What’s the easiest medium for sunset drawings?
Soft pastels are the most forgiving for beginners. They blend naturally with finger pressure, build up quickly, and are easy to lift and correct. Colored pencils offer more control but require more patience. Paint requires understanding of wet blending but produces the richest results.
How do I make the sun look like it’s glowing?
Leave the sun center white or very pale yellow, then build intense orange-yellow around it. The contrast creates a glowing effect. Make sure the colors radiating from the sun are your most saturated—duller colors nearby will enhance the illusion of brightness.
Should clouds be lighter or darker than the sky?
Both, depending on position. Cloud tops often appear darker than the surrounding sky (they’re in shadow). Cloud bottoms at sunset are often brighter because they catch light reflected from below. Near the horizon, clouds may glow with warm light. Higher up, clouds show more gray and cool tones.
How long does a sunset drawing take?
For a focused session: 45-60 minutes for a complete sunset scene including sky, clouds, and silhouettes. The sky gradient alone takes 25-35 minutes. Speed increases with practice—experienced artists can capture convincing sunsets much faster. I’d recommend completing 10-15 sunset drawings before expecting consistent quality.
What time of day should I observe sunsets for reference?

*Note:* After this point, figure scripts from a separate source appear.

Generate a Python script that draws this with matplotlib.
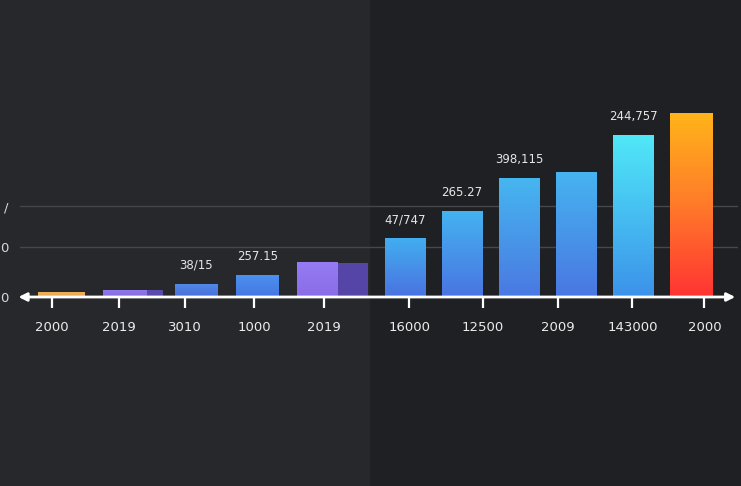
import numpy as np
import matplotlib
matplotlib.use("Agg")
import matplotlib.pyplot as plt
from matplotlib.patches import Rectangle
from matplotlib.colors import LinearSegmentedColormap

# data
values = [10, 14, 26, 44, 70, 118, 172, 238, 250, 324, 368]
value_labels = ["", "", "38/15", "257.15", "", "47/747", "265.27", "398,115", "", "244,757", ""]
tick_labels = ["2000", "2019", "3010", "1000", "2019", "16000", "12500", "2009", "143000", "2000"]
ytick_vals = [0, 100, 182]
ytick_labels = ["0", "0", "/"]  # only the last glyphs show at the left edge

# layout (slot units)
bar_pos = [0, 1.07, 2.25, 3.27, 4.28, 5.73, 6.68, 7.64, 8.58, 9.53, 10.5]
bar_w = [0.77, 0.73, 0.7, 0.7, 0.68, 0.67, 0.67, 0.67, 0.67, 0.67, 0.7]
side_w = [0, 0.27, 0, 0, 0.5, 0, 0, 0, 0, 0, 0]
tick_pos = [-0.15, 0.97, 2.07, 3.22, 4.38, 5.8, 7.03, 8.28, 9.52, 10.72]

# gradient (top, bottom) for each bar
grads = [
    ("#eeb25a", "#e6a54c"),
    ("#8f78e8", "#876ce0"),
    ("#4f88e8", "#4a6fd8"),
    ("#4b90f0", "#4676e0"),
    ("#957bf4", "#8a6ce6"),
    ("#42aef0", "#4a72e0"),
    ("#44b2f0", "#4a74e2"),
    ("#46b6f0", "#4a78e2"),
    ("#46b4f0", "#4a76e2"),
    ("#50e8f8", "#3c92ea"),
    ("#ffb41a", "#ff3333"),
]
side_color = ["", "#5b4aae", "", "", "#5445a6", "", "", "", "", "", ""]

W, H = 741, 486
fig = plt.figure(figsize=(W / 100, H / 100), dpi=100)
fig.patch.set_facecolor("#26282b")
fig.patches.append(Rectangle((370 / W, 0), 1 - 370 / W, 1, transform=fig.transFigure,
                             facecolor="#1f2023", edgecolor="none", zorder=-10))

ax = fig.add_axes([20 / W, (H - 297) / H, 718 / W, 237 / H])
ax.set_facecolor("none")
ax.set_zorder(1)
ax.set_xlim(-0.683, 11.28)
ax.set_ylim(0, 474)

# gridlines
for yv in ytick_vals[1:]:
    ax.axhline(yv, color="#44474b", lw=1, zorder=1)

# side faces (pseudo 3d)
for i in range(len(values)):
    if side_w[i] > 0:
        ax.bar(bar_pos[i] + bar_w[i] / 2, values[i] * 0.97, width=side_w[i], align="edge",
               color=side_color[i], zorder=2)

bars = ax.bar(bar_pos, values, width=bar_w, color=[g[0] for g in grads], zorder=2)

# gradients inside bars
grad = np.linspace(0, 1, 256).reshape(-1, 1)
for b, (top, bot) in zip(bars, grads):
    if top == "#ffb41a":
        cmap = LinearSegmentedColormap.from_list("g", [bot, "#ff7a2a", top])
    else:
        cmap = LinearSegmentedColormap.from_list("g", [bot, top])
    x0, h, w = b.get_x(), b.get_height(), b.get_width()
    ax.imshow(grad, extent=[x0, x0 + w, 0, h], origin="lower", cmap=cmap,
              aspect="auto", zorder=3)

# value labels
for b, lab in zip(bars, value_labels):
    if lab:
        ax.text(b.get_x() + b.get_width() / 2, b.get_height() + 24, lab,
                ha="center", va="bottom", color="#e6e6e6", fontsize=8.5, zorder=4)

ax.set_xlim(-0.683, 11.28)
ax.set_ylim(0, 474)

# x axis with arrows on both ends
ax.annotate("", xy=(1.0, 0), xytext=(-0.006, 0), xycoords="axes fraction",
            arrowprops=dict(arrowstyle="<|-|>", color="white", lw=2, mutation_scale=12),
            annotation_clip=False, zorder=5)

ax.set_xticks(tick_pos)
ax.set_xticklabels(tick_labels)
ax.tick_params(axis="x", direction="out", length=8, width=1.6, colors="white",
               labelcolor="#ececec", labelsize=9.5, pad=9)
ax.set_yticks(ytick_vals)
ax.set_yticklabels(ytick_labels)
ax.tick_params(axis="y", length=0, labelcolor="#d8d8d8", labelsize=9.5, pad=8)
for s in ax.spines.values():
    s.set_visible(False)

fig.savefig("out.png", dpi=100, facecolor=fig.get_facecolor())
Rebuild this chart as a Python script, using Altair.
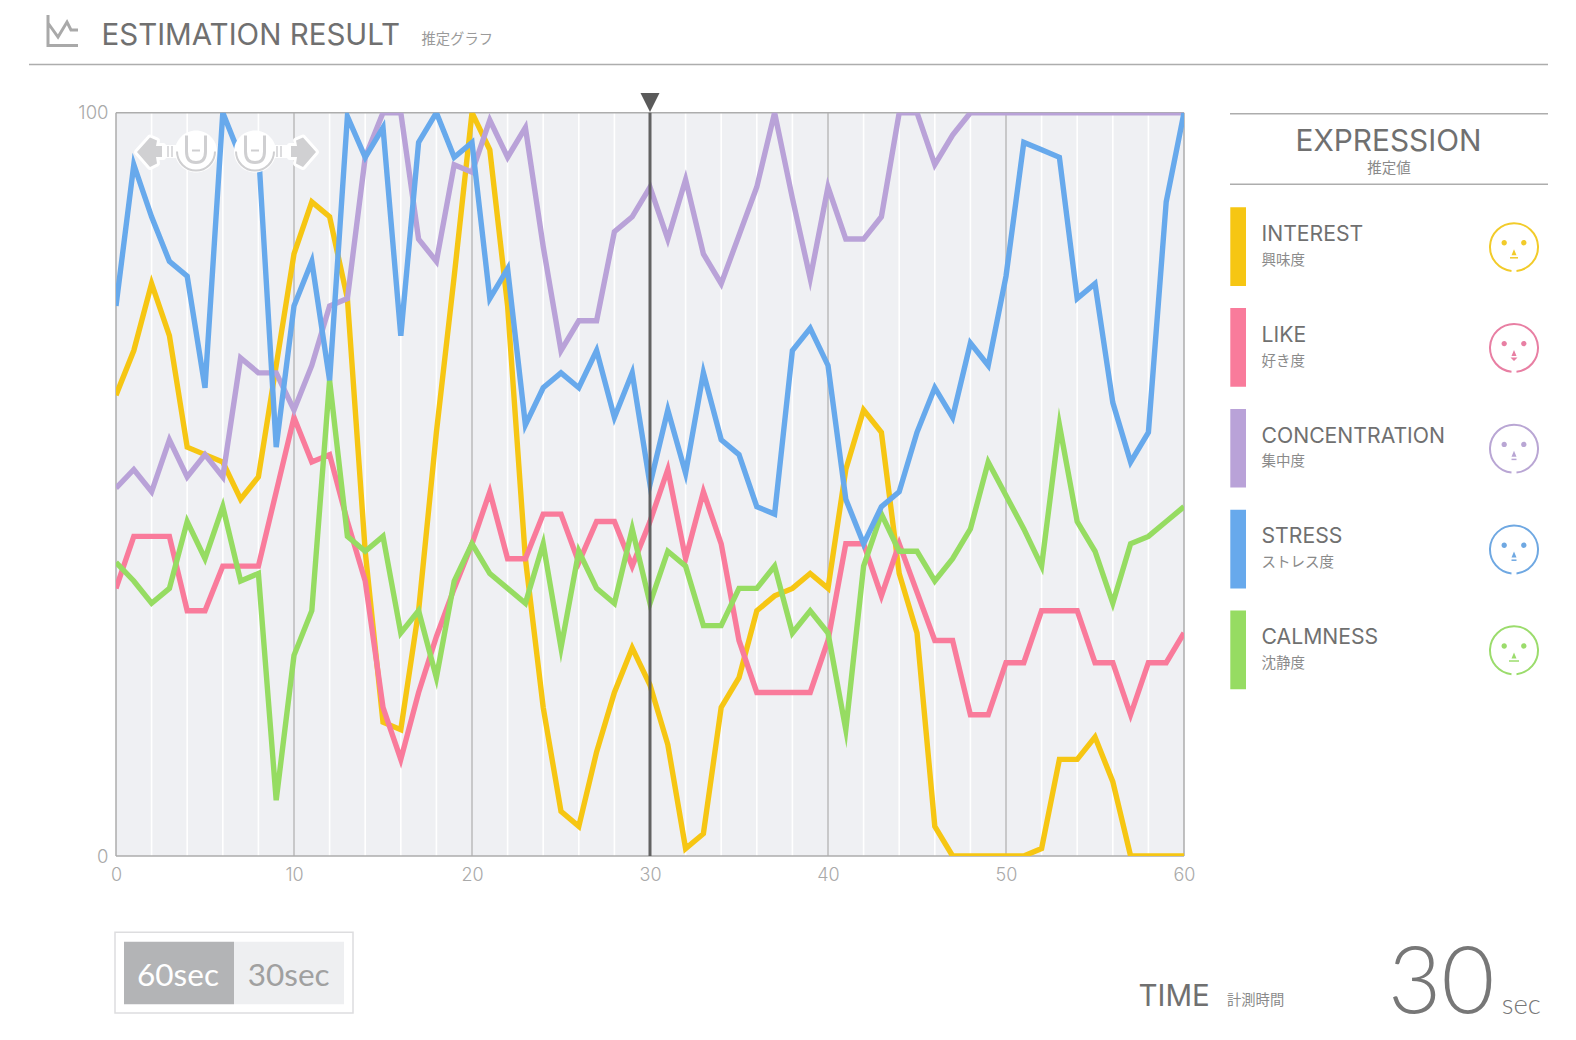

The most dramatic colors appear 15-30 minutes before and after the sun touches the horizon. This “golden hour” provides peak color saturation. Civil twilight (just after sunset) offers softer purples and blues. For drawing from life, set up your materials before the sun gets low—colors change quickly once the show starts.
Conclusion

Sunset drawings tend to either knock it out of the park or crash and burn at the transitions. The colours themselves are fairly straightforward – yellows, oranges, pinks, purples, blues – so that’s not the problem, the challenge is getting those colours to melt into each other just like they do in real life.
Pay attention to how light works – remember that Rayleigh scattering gives you a pretty clear idea of the order of the colours from horizon to sky’s zenith. Warm colours lead the way at the horizon where light’s had to travel the furthest through the atmosphere, while cool colours start to come back into play as the light’s path gets shorter (that’s as you move upwards). It’s not about artistic licence – this is just how actual light behaves. Stick to the physics and your sunsets are going to look a lot more convincing.
Here’s your practice plan:
This week: Draw three sunsets without any clouds or silhouettes to focus on getting the smooth colour transitions right. Try to use the five-zone system, and if you can still see where one colour ends and another starts, just keep blending away.
Next week: Add some clouds to the mix, but this time pay attention to how they interact with the sky. Practice drawing clouds with soft edges and just the right amount of light on them – bright bottoms at sunset, and with some variation in colour too.
Week three: Finally add some silhouettes to the mix, along with optional reflections. Keep those silhouettes nice and simple – just straightforward shapes with solid dark values and crisp edges. Don’t forget to show the way they cut against the sky.

I’ve noticed that artists who struggle with sunsets almost always rush the blending stage. They’re eager to add clouds and silhouettes—the “interesting” parts—before the sky itself is convincing. But the sky is the foundation. Get that right, and everything you add to it looks natural. Get it wrong, and no amount of detail saves the drawing.
Your sunset is waiting. Start with the gradient.